O relato dos moradores de Ilha de Maré durante a Audiência Pública promovida pela Comissão de Reparação da Câmara Municipal de Salvador, no dia 11 de junho de 2015, foi deveras impactante. Não foram relatos de sofrimento no sentido piegas ou de autocomiseração, mas gritos, clamor de cidadãs e cidadãos cônscios do seu direito à vida e ao trabalho. Cientes do seu direito a viver em comunidade, de ir e vir, à saúde.  Enfim, a exigir algo simples e vital: respeito à dignidade humana.

A Ilha de Maré vem sendo, ao longo dos anos, vítima dos efeitos da poluição gerada pelo modelo de desenvolvimento industrial instalado na Baía de Todos os Santos.
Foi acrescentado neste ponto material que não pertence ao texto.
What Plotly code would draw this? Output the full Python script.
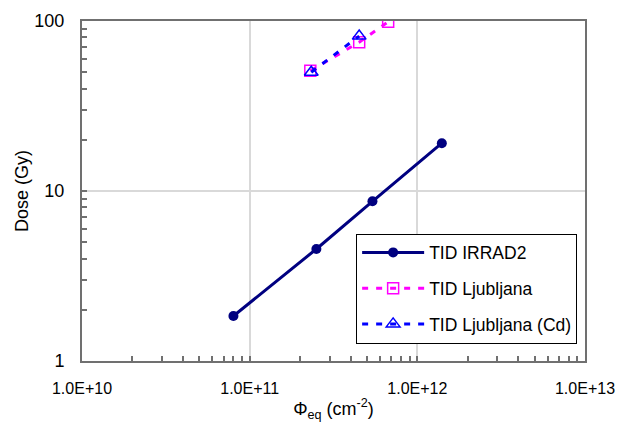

Se de um lado  faz crescer o PIB baiano,  de um outro lado vem em escala crescente reduzindo a qualidade de vida dos moradores da Ilha de Maré. Triste memória a explosão no navio Golden Miller em 17.12.2013, que contaminou com o derramamento de substâncias tóxicas a Baía, além de provocar uma situação de desespero entre os habitantes da Ilha. Segundo nota pública distribuída à época pela Associação de Pescadores e Pescas Artesanais  era uma tragédia anunciada. Hoje, de acordo com os relatos feitos à Comissão, a comunidade convive com inúmeros casos de câncer resultantes da contaminação por chumbo e cádmio. Ouvimos que outrora era comum a presença de centenários na comunidade, hoje é uma perspectiva que se rareia.

Apesar de o racismo e suas manifestações violarem sistematicamente esses direitos, mariscadeiras, pescadores e seus familiares, a gente da Ilha de Maré, apesar de cansada por não encontrar soluções efetivas e imediatas para os seus graves  problemas, permanece  firme na resistência quilombola, pois estão em jogo o presente e o futuro das suas vidas, das  suas famílias e da comunidade, enfim o seu território.

A audiência foi também reveladora do conflito entre modelos de desenvolvimento econômico. De um lado da margem, a comunidade de mariscadeiras e pescadores com saberes e fazeres tradicionais que lhes asseguram a sobrevivência e abastecem a Soterópolis com pescados e mariscos, do outro lado da margem o modelo tradicional de desenvolvimento econômico tecno industrial a produzir bens intermediários e finais. Ensina-nos, um dos moradores “não somos contra o desenvolvimento, mas não venham nos achatar”.

A frase acima aponta que os efeitos da poluição atmosférica e marítima sob a Ilha de Maré não são uma questão tecnológica visto que é possível utilizar equipamentos que mitigam os efeitos danosos ao meio ambiente e preservam  os meios de vida das pessoas que vivem das águas. Assim, por que simplesmente não o fazem? O pouco que tem sido feito por esses agentes poluidores, só o fizeram sob pressão face a ação mobilizadora da comunidade. Ao fim e ao cabo, a resposta encontra-se no campo das escolhas políticas, isto é, das vozes que são ouvidas, as vozes que são silenciadas, o moderno (avançado) versus tradicional (atrasado). Quem tem o direito de ser protagonista do desenvolvimento socioeconômico  sustentável?

O povo da Ilha de Maré tem direito a escolher seu desenvolvimento. Significa ter direito a fazer suas próprias escolhas e quando estão a exigir o direito ao trabalho,  direito à saúde,  direito à vida digna e saudável, as respostas dadas pelos entes federativos são insuficientes, paliativas, protelatórias, típicas dos que não reconhecem o protagonismo da comunidade, seus saberes e fazeres, enfim seu conhecimento.

Os depoimentos prestados à Comissão Municipal de Reparação foram riquíssimos, cidadania ativa na veia, o  que denominamos de “nada sobre nós, sem nós”. A comunidade propôs com radicalidade: desobediência civil, não deixar as urnas eleitorais descerem na Ilha; ocupar a  prefeitura para serem vistos.

Entretanto, tudo indica que as mariscadeiras e pescadores terão que deixar mais uma vez  os seus afazeres, sua lida diária para irem à prefeitura afirmar que a Preta é mais do que um nome de restaurante, tornado cult e frequentado pelos AAA da Soterópolis. Preta  é a cor da comunidade que clama  por seus direitos de viver sobre si, saúde e educação pública de qualidade, oportunidades dignas, como elas dizem quero mariscar e pescar não quero fazer outra coisa. Portanto, não sejamos apenas apreciadores da boa comida e da beleza paradisíaca  da ilha, sejamos solidários com os problemas da gente da Ilha de Maré. Sejamos todos Ilha de Maré porque, de fato, as pessoas são mais importantes do que as coisas!

Sílvio Humberto Cunha é doutor em Economia e vereador de Salvador (presidente da Comissão de Educação, Esporte, Cultura e Lazer e membro da Comissão de Reparação).